原発以外のエネルギー開発にあの頃、惜しみなくお金をつぎ込んでいたら、今の国家財政を揺るがしかねない金額よりはるかに少ない金額で済んだはずだ。

今は火力、風力発電、太陽熱のことばかり話題になるけれど、地熱資源は日本は世界第三位、技術は世界有数という。その他にもまだ採算は取れるベースになっていないけれど、発酵エネルギーだの、廃棄プラスチックを利用したもの、等々、いくらでも可能性はあった。節電だってもっと本気で取り組むべきだった。その研究に全精力と国の財力を注ぎ込んでいたら、今の日本は原発なしでも悠々とやって行けた筈だ。
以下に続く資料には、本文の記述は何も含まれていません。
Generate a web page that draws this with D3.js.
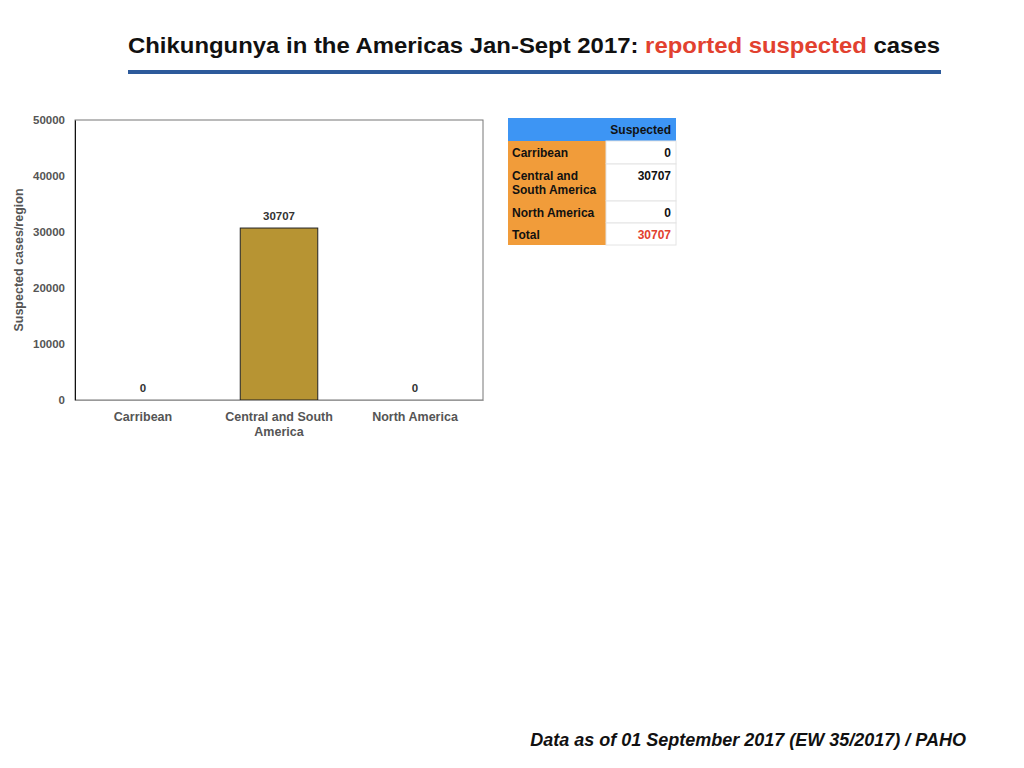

原発を推進してきた自民党政権は、本当はそんなこと分かっていただろう。でも、原発を推進してきた。それは核武装をしたかったからである。だから、原発の中ではより安全なトリウム原発-プルトニウムを生産しない(=核武装の役に立たない)原発のことはおくびにも出さなかった。開発しようとすらしなかった。電力を必要とする業界は目先のコストのことしか考えていなかったから、原発推進に乗っかった。そもそも日本を引っ張る立場の誰も日本の安全なんて真剣に考えていなかった。

先日『ニュース9』で高村薫さんが実に正論を述べておられた。私は『マークスの山』を読んだだけで、何も知らなかったけれど、彼女は長年原発の問題を扱ってこられたのだそうだ。彼女が問題にしてきたこともマス・メディアでは全然取り上げてこられなかった。

彼女の発言の中で一番印象に残ったのは、原発が政争の具に扱われたことが一番の悲劇だった。政治と切り離して、地震国の日本で原発の安全を本当に守れるのかという科学的アプローチが失われたということが今回の原発事故を招いたということ。

推進派の下心に反対派も直対応しすぎてきたかもしれない。今こそ、市民レベルで原発を基本的に問い、日本の進むべき道を探るべきだろう。一時的には日本は経済困窮し、他国に大きく差をつけられるかもしれない。でも「急がば回れ」である。王道を歩むことが長い眼では必ず日本を繁栄に導く。正に「災い転じて福とする」べき時なのだと思う。日本はそれが得意な筈だ。特に庶民は。今こそ市民の力が問われているのだと思う。